‘Colonial currencies and money illusions’ by Prof. G. Balachandran

Prof. G. Balachandran from International History and Politics, Graduate Institute of International and Development Studies, Geneva presented his research entitled ‘Colonial currencies and money illusions’ at the Sociological Research Colloquium.

When: Friday, 10th February 2017 at 3:00 p.m.

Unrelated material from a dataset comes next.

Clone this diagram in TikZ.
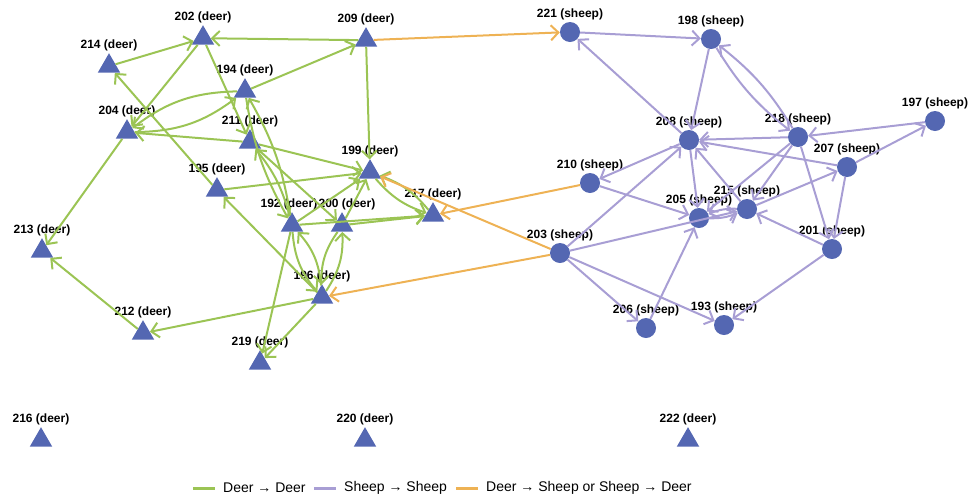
\documentclass[tikz,border=0pt]{standalone}
\usepackage{fontspec}
\setmainfont{Liberation Sans}
\usetikzlibrary{shapes.geometric,arrows.meta}
\definecolor{nodeblue}{RGB}{84,103,178}
\definecolor{deergreen}{RGB}{155,196,84}
\definecolor{sheeppurple}{RGB}{168,158,212}
\definecolor{crossorange}{RGB}{238,178,84}
\begin{document}
\begin{tikzpicture}[x=1pt,y=-1pt,
  deer/.style={regular polygon,regular polygon sides=3,fill=nodeblue,minimum size=26pt,inner sep=0pt},
  sheep/.style={circle,fill=nodeblue,minimum size=20pt,inner sep=0pt},
  lbl/.style={font=\fontsize{12}{14}\selectfont\bfseries,inner sep=0pt},
  tip/.style={-{Straight Barb[length=7.5pt,width=15pt]}},
  dd/.style={draw=deergreen,line width=2pt,tip},
  ss/.style={draw=sheeppurple,line width=2pt,tip},
  xx/.style={draw=crossorange,line width=2pt,tip},
  leg/.style={font=\fontsize{14}{16}\selectfont,anchor=west,inner sep=0pt},
  legline/.style={line width=3pt}
]
\useasboundingbox (0,0) rectangle (978,499);

% deer nodes (triangles): name / x / y / label x
\foreach \n/\x/\y/\lx in {202/203/35/203,214/109/63/109,209/366/37/366,194/245/88/245,
  204/127/129/127,211/250/139/250,199/370/169/370,195/217/187/217,192/292/222/289,
  200/342/222/347,217/433/212/433,213/42/248/42,196/322/294/322,212/143/330/143,
  219/260/360/260,216/41/437/41,220/365/437/365,222/688/437/688}{
  \node[deer] (d\n) at (\x,\y+3.2) {};
  \node[lbl] (ld\n) at (\lx,\y-18) {\n{} (deer)};
}
% sheep nodes (circles)
\foreach \n/\x/\y in {221/570/32,198/711/39,197/935/121,208/689/140,218/798/137,207/847/167,
  210/590/183,205/699/218,215/747/209,203/560/253,201/832/249,206/646/328,193/724/325}{
  \node[sheep] (s\n) at (\x,\y) {};
  \node[lbl] (ls\n) at (\x,\y-18) {\n{} (sheep)};
}

% deer -> deer
\draw[dd] (d214) -- (d202);
\draw[dd] (d209) -- (d202);
\draw[dd] (d202) -- (d204);
\draw[dd] (d202) -- (d211);
\draw[dd] (d194) -- (d209);
\draw[dd] (d209) -- (d199);
\draw[dd] (d204) to[bend right=18] (d194);
\draw[dd] (d194) to[bend right=18] (d204);
\draw[dd] (d211) -- (d204);
\draw[dd] (d195) -- (d214);
\draw[dd] (d204) -- (d213);
\draw[dd] (d212) -- (d213);
\draw[dd] (d196) -- (d212);
\draw[dd] (d195) -- (d199);
\draw[dd] (d211) -- (d199);
\draw[dd] (d196) -- (d195);
\draw[dd] (d192) to[bend right=12] (d211);
\draw[dd] (d192) to[bend right=10] (d194);
\draw[dd] (d194) to[bend right=10] (d192);
\draw[dd] (d211) -- (d200);
\draw[dd] (d192) -- (d199);
\draw[dd] (d200) -- (d199);
\draw[dd] (d192) -- (d217);
\draw[dd] (d200) -- (d217);
\draw[dd] (d199) to[bend right=15] (d217);
\draw[dd] (d217) to[bend right=15] (d199);
\draw[dd] (d196) to[bend right=18] (d192);
\draw[dd] (d192) to[bend right=18] (d196);
\draw[dd] (d196) to[bend right=18] (d200);
\draw[dd] (d200) to[bend right=18] (d196);
\draw[dd] (d192) -- (d219);
\draw[dd] (d196) -- (d219);

% sheep -> sheep
\draw[ss] (s221) -- (s198);
\draw[ss] (s208) -- (s221);
\draw[ss] (s198) -- (s208);
\draw[ss] (s218) to[bend right=10] (s198);
\draw[ss] (s198) to[bend right=10] (s218);
\draw[ss] (s197) -- (s218);
\draw[ss] (s218) -- (s208);
\draw[ss] (s207) -- (s197);
\draw[ss] (s207) -- (s208);
\draw[ss] (s208) -- (s210);
\draw[ss] (s210) -- (s205);
\draw[ss] (s203) -- (s208);
\draw[ss] (s203) -- (s215);
\draw[ss] (s206) -- (s205);
\draw[ss] (s203) -- (s206);
\draw[ss] (s203) -- (s193);
\draw[ss] (s201) -- (s193);
\draw[ss] (s201) -- (s215);
\draw[ss] (s207) -- (s201);
\draw[ss] (s218) -- (s201);
\draw[ss] (s215) -- (s207);
\draw[ss] (s218) -- (s215);
\draw[ss] (s218) -- (s205);
\draw[ss] (s215) -- (s208);
\draw[ss] (s208) -- (s205);
\draw[ss] (s205) to[bend right=12] (s215);
\draw[ss] (s215) to[bend right=12] (s205);

% cross-species
\draw[xx] (d209) -- (s221);
\draw[xx] (s203) -- (d199);
\draw[xx] (s210) -- (d217);
\draw[xx] (s203) -- (d196);

% legend
\coordinate (g1) at (193,488); \coordinate (g2) at (215,488);
\coordinate (p1) at (314,488); \coordinate (p2) at (336,488);
\coordinate (o1) at (456,488); \coordinate (o2) at (478,488);
\draw[legline,deergreen] (g1) -- (g2);
\draw[legline,sheeppurple] (p1) -- (p2);
\draw[legline,crossorange] (o1) -- (o2);
\node[leg] (t1) at (223,488) {Deer → Deer};
\node[leg] (t2) at (344,488) {Sheep → Sheep};
\node[leg] (t3) at (486,488) {Deer → Sheep or Sheep → Deer};
\end{tikzpicture}
\end{document}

Where: Seminar Room (First Floor), Department of Sociology, University of Delhi 

Abstract

This paper attempts to situate dominant late-nineteenth and early-twentieth century sensibilities, claims, and practices about money in the political-economic contexts of colonialism and the worldwide expansion of accumulation. Drawing on an archive, and a rich scholarly tradition of studying money, including its histories, from the boundaries, my paper focuses on money as a political project engaging multiple actors, objectives, and motivations, traversing several possible paths and outcomes. Attending to the programmatic and pedagogical aspects of a universalizing money form and tracing its spread may contribute to a better understanding of money’s differential material effects. It may enable us to explore the broader political and social contexts for monetary ideas and theories, and their mutual interplays. Restoring money and ideas and theories about money to their respective time and place may help, furthermore, to thicken its (their) histories, and attempt stories about money that do not prefigure its unfolding.  

About the Speaker

G. Balachandran is Professor of International History and Politics at the Graduate Institute of International and Development Studies, Geneva. His research engages South Asia and the Indian Ocean in a global frame and spans labour, capital, entrepreneurship and development. He is also interested in histories of colonialism and decolonisation, and their continuing significance for the present. Professor Balachandran’s current research focusses on cultures of commerce in the Indian Ocean and Atlantic worlds.